On March 14, 1884, Taylor Harlan, the libelant in this case, was hired by the mate of the steam tow-boat Pacific as a deck hand on said tow-boat while the was lying at the port of Pittsburgh, Pennsylvania, without any shipping articles being signed. The tow-boat Pacific was upwards of 50 tons in burden, and was engaged in navigating the Monongahela and Ohio rivers. At the time of the hiring of libelant nothing was said about the duration of the voyage of the Pacific or the port to which she intended going, but it was understood that Harlan should receive the same rate of pay that other deck hands were getting for similar services. The Pacific made up a tow of coal barges and proceeded down the river to Louisville, Kentucky, where she left her loaded barges, and the same day started back for her home port with three empties. On the twenty-second day of March, 1884, the Pacific arrived at a coaling station called Ludlow, a small town three miles below Covington. Here the mate ordered the watch on deck to carry coal from a flat into the tow-boat. Harlan, the libelant, having, as he testified, sprained his wrist by a fall some weeks previously, refused to obey the mate's order, and said he was going to quit work. The mate referred him to the captain, who told him unless he performed his duty he would forfeit his wages for the entire trip, and on his continued refusal to work ordered him ashore, and threatened to arrest him if he did not leave the boat. The libelant went ashore, and on his arrival at Pittsburgh libeled the Pacific for his wages for the eight days that he had worked on the steam tow-boat. It was admitted that the rate of wages for that trip for deck hands was $35 a month.

Albert York Smith, for libelant, cites, inter alia:

Sec. 4520, Rev. St. Every master of any vessel of the burden of 50 tons or upwards, bound from a port in one state to a port in any other than an 155adjoining state, except vessels of the burden of 75 tons or upward, bound from a port on the Atlantic to a port on the Pacific, or vice versa, shall, before he proceeds on such voyage, make an agreement in writing or in print, with every seaman on board such vessel except such as shall be apprentice or servant to himself or owners, declaring the voyage or term of time for which such seaman shall be shipped.

Sec. 4523. All shipments of seamen made contrary to the provisions of any act of congress shall be void; and any seaman so shipped may leave the service at any time, and shall be entitled to recover the highest rate of wages of the port from which the seaman was shipped, or the sum agreed to be given him at his shipment.

When seamen are shipped without signing articles they may leave the service at any time. Desty, Shipp. & Adm. § 184; Graham v. The Exporter, 21 Int. Rev. Rec. 110; The Fremont, 10 Amer. Law Reg. (N. S.) 340.

Every trivial act of disobedience will not work a forfeiture of wages.
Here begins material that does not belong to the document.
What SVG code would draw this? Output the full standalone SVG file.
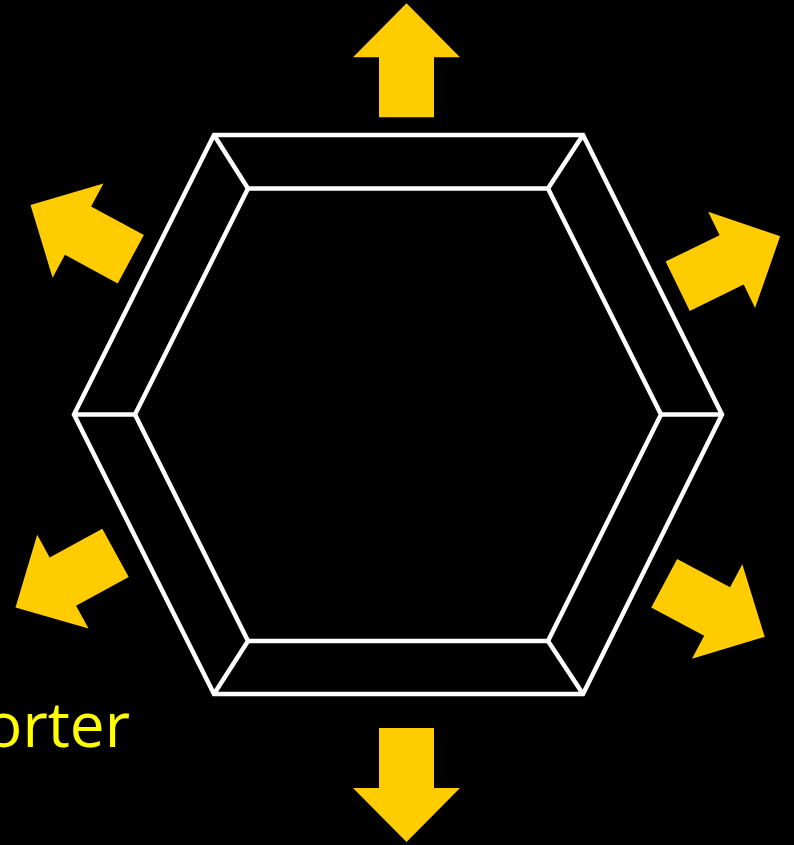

Leaving in a place where the master could easily obtain a substitute is not desertion. Desty, Shipp. & Adm. §§ 181, 184; The Crusader, 1 Ware, 437.

Geo. C. Wilson, for respondent.

ACHESON, J. I do not see that it can be denied that this case comes within sections 4520 and 4523 of the Revised Statutes. Graham v. The Exporter, 21 Int. Rev. Rec. 110; The City of Fremont, 2 Biss. 415. Hence the libelant had the right to quit the boat without being chargeable with desertion. Id.; The Crusader, 1 Ware, 438. Having thus a right to leave the vessel, he is entitled to wages during the time of his actual service, unless he forfeited them by reason of his alleged misconduct. Now he swears that he had sprained his wrist, and that this was his reason for declining to aid in coaling the boat. He should have made this explanation to the mate at the time; but, still, I cannot say his failure to do so should deprive him of his wages. He did state the fact to Capt. Gould before he left finally. The boat suffered no detriment by reason of the libelant's refusal to assist the other hands on this occasion, or by his leaving the vessel at Ludlow; and, upon the whole, I do not perceive upon what just ground his claim for wages can be denied.

Let a decree in favor of the libelant be drawn.

1 From the Pittsburgh Legal Journal.